Have any of the audiences’ responses to Othello surprised you?
Most of the responses to Othello I didn’t anticipate.
What has been proven to me in this particular production, with this particular audience, because I know this play really well, is that the audience disagree with Brabantio.
I was always able to imagine Brabantio’s racism in the first half [Act I, Scene ii] was a sign of the times in which the play was written and back then most people would have agreed with Brabantio.
At the Globe you can hear the audience’s reaction to Brabantio’s words, it’s a visceral moment. That man starts with all that stuff, and you can hear the audience writhing against him and going: ‘un-cool!’, ‘not cool!’ and it’s not just the kids. It is a sign of the times, we’ve moved on. I am not saying racism doesn’t exist because we all know it does, but I am glad to see that we have moved on.
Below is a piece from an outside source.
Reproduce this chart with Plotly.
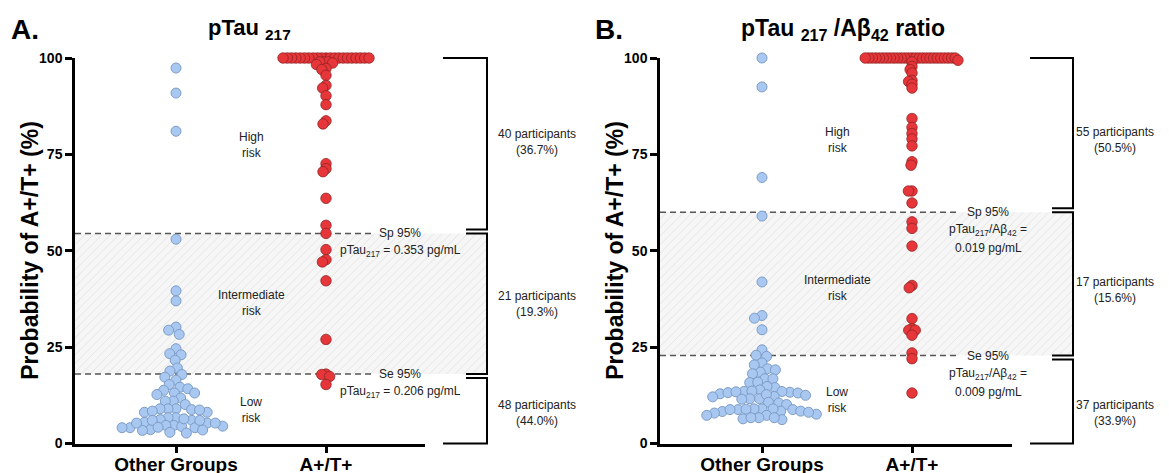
import math
import plotly.graph_objects as go

PAGE_W, PAGE_H = 1169, 473
OFF = 8  # default page body margin
W, H = PAGE_W - OFF, PAGE_H - OFF

# ---------------- data ----------------
categories = ["Other Groups", "A+/T+"]
y_ticks = [0, 25, 50, 75, 100]

# Panel A: pTau217
a_other = [97.4, 90.9, 81.0,
           53.0, 39.6, 37.0, 30.2, 29.4, 28.3, 24.6, 23.3, 23.0, 21.6, 19.6, 18.8,
           17.9, 17.2, 16.4, 15.3, 14.6, 14.2, 13.8, 13.1, 13.1, 12.7, 11.8, 11.0,
           11.0, 10.1, 9.0, 8.1, 8.1, 8.8, 8.7, 9.0, 9.0, 8.4, 6.7, 6.0, 5.5, 6.7,
           6.2, 4.7, 4.5, 5.3, 4.4, 4.7, 2.7, 3.6, 4.1, 2.9, 4.1, 4.1, 3.4, 3.5,
           6.0, 4.2, 5.3, 5.3, 6.0, 6.4]
a_apos = [100.0, 100.0, 100.0, 100.0, 100.0, 100.0, 100.0, 100.0, 100.0, 100.0,
          100.0, 100.0, 100.0, 100.0, 100.0, 100.0, 100.0, 100.0, 100.0, 100.0,
          100.0, 99.0, 99.0, 99.0, 98.7, 98.3, 97.3, 97.0, 95.5, 92.9, 92.2, 90.2,
          87.9, 83.7, 82.9, 72.6, 71.3, 70.5, 63.6, 56.6, 54.5, 50.3, 47.7, 47.1,
          42.2, 27.0, 18.0, 17.9, 17.4, 15.3]
a_sp, a_se = 54.5, 18.0
a_sp_text = "pTau<sub>217</sub> = 0.353 pg/mL"
a_se_text = "pTau<sub>217</sub> = 0.206 pg/mL"
a_counts = ["40 participants<br>(36.7%)", "21 participants<br>(19.3%)", "48 participants<br>(44.0%)"]

# Panel B: pTau217/Ab42 ratio
b_other = [100.0, 92.5, 69.0, 59.0, 41.9, 33.2, 32.5, 29.5, 24.3,
           22.9, 22.6, 20.9, 20.4, 19.4, 19.1, 18.5, 18.1, 16.8, 16.8, 15.8, 15.9,
           14.5, 14.8, 13.3, 13.9, 13.5, 12.9, 13.5, 13.1, 13.2, 13.4, 13.6, 12.2,
           11.6, 12.5, 12.7, 11.6, 11.5, 12.1, 10.5, 10.7, 10.1, 8.8, 9.0, 8.4, 8.8,
           8.3, 8.4, 7.9, 9.0, 8.9, 7.6, 8.1, 9.0, 8.8, 7.3, 6.2, 6.7, 7.3, 6.4,
           6.7, 6.7]
b_apos = [100.0, 100.0, 100.0, 100.0, 100.0, 100.0, 100.0, 100.0, 100.0, 100.0,
          100.0, 100.0, 100.0, 100.0, 100.0, 100.0, 100.0, 100.0, 100.0, 100.0,
          100.0, 100.0, 100.0, 100.0, 100.0, 100.0, 99.4, 99.0, 97.8, 97.0, 96.1,
          94.2, 93.9, 93.2, 92.2, 84.3, 82.0, 80.4, 79.0, 77.2, 73.1, 72.2, 65.5,
          65.5, 62.4, 57.5, 55.8, 51.2, 41.0, 40.4, 32.4, 29.8, 29.4, 29.4, 28.1,
          23.5, 22.0, 13.1]
b_sp, b_se = 60.0, 22.8
b_sp_text = ["pTau<sub>217</sub>/Aβ<sub>42</sub> =", "0.019 pg/mL"]
b_se_text = ["pTau<sub>217</sub>/Aβ<sub>42</sub> =", "0.009 pg/mL"]
b_counts = ["55 participants<br>(50.5%)", "17 participants<br>(15.6%)", "37 participants<br>(33.9%)"]

risk_labels = ["High<br>risk", "Intermediate<br>risk", "Low<br>risk"]

# ---------------- layout constants (page pixels) ----------------
FONT = "Arial, Liberation Sans, sans-serif"
Y_TOP, Y_BOT = 58, 443.5
Y_RANGE = [0, 100]
PX_PER_Y = (Y_BOT - Y_TOP) / (Y_RANGE[1] - Y_RANGE[0])
CAT_STEP = 150.0

panels = [
    dict(left=75, right=425, bracket=487, long_x=443, cat0=176, dash_end=372,
         other=a_other, apos=a_apos, sp=a_sp, se=a_se, d_other=8.0, d_apos=4.3,
         xa="x", ya="y", xv="x3", count_x=537, risk_x=251,
         risk_y=[145, 303, 410], count_y=[142, 304, 413], thr_x=400,
         sp_lines=["Sp 95%", a_sp_text], se_lines=["Se 95%", a_se_text],
         counts=a_counts, letter="A.", letter_x=9, title_size=22,
         title="pTau <sub>217</sub>", title_x=249, ytitle_x=30),
    dict(left=660, right=1012, bracket=1073, long_x=1030, cat0=762, dash_end=960,
         other=b_other, apos=b_apos, sp=b_sp, se=b_se, d_other=8.0, d_apos=3.6,
         xa="x2", ya="y2", xv="x4", count_x=1115, risk_x=837,
         risk_y=[140, 288, 400], count_y=[140, 290, 413], thr_x=988,
         sp_lines=["Sp 95%"] + b_sp_text, se_lines=["Se 95%"] + b_se_text,
         counts=b_counts, letter="B.", letter_x=593, title_size=23,
         title="pTau <sub>217</sub> /Aβ<sub>42</sub> ratio", title_x=843, ytitle_x=615),
]


def px_x(p):
    return (p - OFF) / W


def px_y(p):
    return 1 - (p - OFF) / H


def swarm_offsets(values, d, py_per_unit):
    """Simple beeswarm: returns horizontal pixel offsets."""
    order = sorted(range(len(values)), key=lambda i: -values[i])
    placed = []
    offs = [0.0] * len(values)
    for i in order:
        y = values[i] * py_per_unit
        near = [(px, py) for px, py in placed if abs(py - y) < d]
        cands = [0.0]
        for px, py in near:
            dx = math.sqrt(d * d - (py - y) ** 2)
            cands += [px + dx, px - dx]
        cands.sort(key=lambda c: (round(abs(c), 6), c))
        for c in cands:
            if all((c - px) ** 2 + (y - py) ** 2 >= d * d - 1e-6 for px, py in near):
                offs[i] = c
                break
        placed.append((offs[i], y))
    return offs


def ann(x, y, text, size=12, color="#222", bold=False, **kw):
    d = dict(x=x, y=y, xref="paper", yref="paper", text=text, showarrow=False,
             xanchor="center", yanchor="middle", align="center",
             font=dict(family=FONT, size=size, color=color, weight="bold" if bold else "normal"))
    d.update(kw)
    return d


fig = go.Figure()
layout = dict(
    width=W, height=H, margin=dict(l=0, r=0, t=0, b=0, pad=0, autoexpand=False),
    paper_bgcolor="white", plot_bgcolor="rgba(0,0,0,0)",
    showlegend=False, hovermode=False,
    font=dict(family=FONT, color="#222"),
)
shapes, annotations = [], []

ydom = [px_y(Y_BOT), px_y(Y_TOP)]


def vpaper(v):
    return ydom[0] + (v - Y_RANGE[0]) / (Y_RANGE[1] - Y_RANGE[0]) * (ydom[1] - ydom[0])


for k, p in enumerate(panels):
    xr0 = -(p["cat0"] - p["left"]) / CAT_STEP
    xr1_wide = (p["bracket"] - p["cat0"]) / CAT_STEP
    xr1_vis = (p["right"] - p["cat0"]) / CAT_STEP
    x_dash = (p["dash_end"] - p["cat0"]) / CAT_STEP
    xa, ya, xv = p["xa"], p["ya"], p["xv"]
    xkey = "xaxis" if xa == "x" else "xaxis" + xa[1:]
    ykey = "yaxis" if ya == "y" else "yaxis" + ya[1:]
    vkey = "xaxis" + xv[1:]

    layout[xkey] = dict(domain=[px_x(p["left"]), px_x(p["bracket"])], range=[xr0, xr1_wide],
                        visible=False, anchor=ya, fixedrange=True)
    layout[ykey] = dict(domain=ydom, range=Y_RANGE, anchor=xa, showline=True,
                        linecolor="black", linewidth=2.5, ticks="outside", ticklen=7,
                        tickwidth=2.5, tickcolor="black", tickvals=y_ticks,
                        showgrid=False, zeroline=False, automargin=False,
                        tickfont=dict(family=FONT, size=14, color="black", weight="bold"))
    layout[vkey] = dict(domain=[px_x(p["left"]), px_x(p["right"])], range=[xr0, xr1_vis],
                        anchor=ya, showline=True, linecolor="black", linewidth=2.5,
                        ticks="outside", ticklen=7, tickwidth=2.5, tickcolor="black",
                        tickvals=[0, 1], ticktext=categories, showgrid=False, zeroline=False,
                        automargin=False, ticklabelstandoff=-5,
                        tickfont=dict(family=FONT, size=19, color="black", weight="bold"))

    # hatched intermediate zone
    fig.add_trace(go.Scatter(
        x=[xr0, xr1_wide, xr1_wide, xr0, xr0], y=[p["se"], p["se"], p["sp"], p["sp"], p["se"]],
        mode="lines", fill="toself", line=dict(width=0), xaxis=xa, yaxis=ya,
        fillcolor="#f6f6f6",
        fillpattern=dict(shape="/", bgcolor="#f6f6f6", fgcolor="#d0d0d0", size=6, solidity=0.15)))
    # threshold dashed lines
    for thr in (p["sp"], p["se"]):
        fig.add_trace(go.Scatter(x=[xr0, x_dash], y=[thr, thr], mode="lines",
                                 line=dict(color="#555555", width=1.5, dash="6px,4px"),
                                 xaxis=xa, yaxis=ya))
    # empty trace to ensure visible axis subplot
    fig.add_trace(go.Scatter(x=[], y=[], xaxis=xv, yaxis=ya))

    # swarms
    off_o = swarm_offsets(p["other"], p["d_other"], PX_PER_Y)
    off_a = swarm_offsets(p["apos"], p["d_apos"], PX_PER_Y)
    fig.add_trace(go.Scatter(
        x=[0 + o / CAT_STEP for o in off_o], y=p["other"], mode="markers", cliponaxis=False,
        marker=dict(size=10, color="#a9c8f1", line=dict(color="#7e9dc6", width=1)),
        xaxis=xa, yaxis=ya))
    fig.add_trace(go.Scatter(
        x=[1 + o / CAT_STEP for o in off_a], y=p["apos"], mode="markers", cliponaxis=False,
        marker=dict(size=10.5, color="#e6363a", line=dict(color="rgba(140,35,35,0.75)", width=1)),
        xaxis=xa, yaxis=ya))

    # brackets
    gap = 1.0
    segs = [(Y_RANGE[1], p["sp"] + gap, True, False),
            (p["sp"], p["se"], False, False),
            (p["se"] - gap, Y_RANGE[0], False, True)]
    bx = px_x(p["bracket"])
    sx = px_x(p["bracket"] - 21)
    lx = px_x(p["long_x"])
    for top, bot, long_top, long_bot in segs:
        yt, yb = vpaper(top), vpaper(bot)
        x_top = lx if long_top else sx
        x_bot = lx if long_bot else sx
        shapes.append(dict(type="path", xref="paper", yref="paper",
                           path=f"M {x_top} {yt} L {bx} {yt} L {bx} {yb} L {x_bot} {yb}",
                           line=dict(color="black", width=2)))

    # counts
    for txt, cy in zip(p["counts"], p["count_y"]):
        annotations.append(ann(px_x(p["count_x"]), px_y(cy), txt))
    # risk labels
    for txt, ry in zip(risk_labels, p["risk_y"]):
        annotations.append(ann(px_x(p["risk_x"]), px_y(ry), txt))
    # threshold labels
    for thr, lines in ((p["sp"], p["sp_lines"]), (p["se"], p["se_lines"])):
        for j, t in enumerate(lines):
            annotations.append(ann(px_x(p["thr_x"]), vpaper(thr), t, yshift=-18 * j))
    # panel letter, title, y title
    annotations.append(ann(px_x(p["letter_x"]), px_y(29), p["letter"], size=28,
                           color="black", bold=True, xanchor="left"))
    annotations.append(ann(px_x(p["title_x"]), px_y(29), p["title"], size=p["title_size"],
                           color="black", bold=True))
    annotations.append(ann(px_x(p["ytitle_x"]), px_y((Y_TOP + Y_BOT) / 2),
                           "Probability of A+/T+ (%)", size=23, color="black", bold=True,
                           textangle=-90))

layout["shapes"] = shapes
layout["annotations"] = annotations
fig.update_layout(**layout)
fig.write_html("out.html")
In that special space that an audience and an actor share, in the magic arena where we can hear each other, where we can hear each other breathe, I can hear them disagreeing with what is coming out of his mouth.
And therefore they jump into the relationship of Desdemona and Othello, much quicker, much harder and commit to it more. That makes the payoff at the end when Desdemona dies much stronger. I can see the horror in people’s faces. If there is one thing I can do while I am killing Desdemona and I am looking out, I can see the horror on people’s faces and in it’s not just women, its men. People don’t know what their bodies are doing and I can see them. They are holding themselves because they are convinced that she is being hurt.
Let me tell you that every night Desdemona comes out unscarred, but I am glad it looks truly horrible.
Do you have a favourite bit in the show to perform?
I love the break up with Desdemona. If there is a bit I look forward to it is that scene [Act IV, scene ii] because of the commitment of this relationship. It is not just Othello and Desdemona, This is two people in a serious break up.
At the end of the ‘whore’ scene, which is the break up, Othello says: ‘We have done our course’.(4.2.94) At this point, once he goes there, he may rant and rave, but once he says the two simple words ‘we’ve done’, it’s over.
Looking in that girl’s [Zoe Tapper’s] eyes every night, I mean I have to be really careful. She will soften you with a look. I am like, ‘No! I have to get to the end of the play, if I soften now…’ She is so wonderful, she looks at you like: ‘What are you doing? What have I done?’ I have to fight that within myself as the actor and as Othello.
Every night without fail I don’t want to kill her.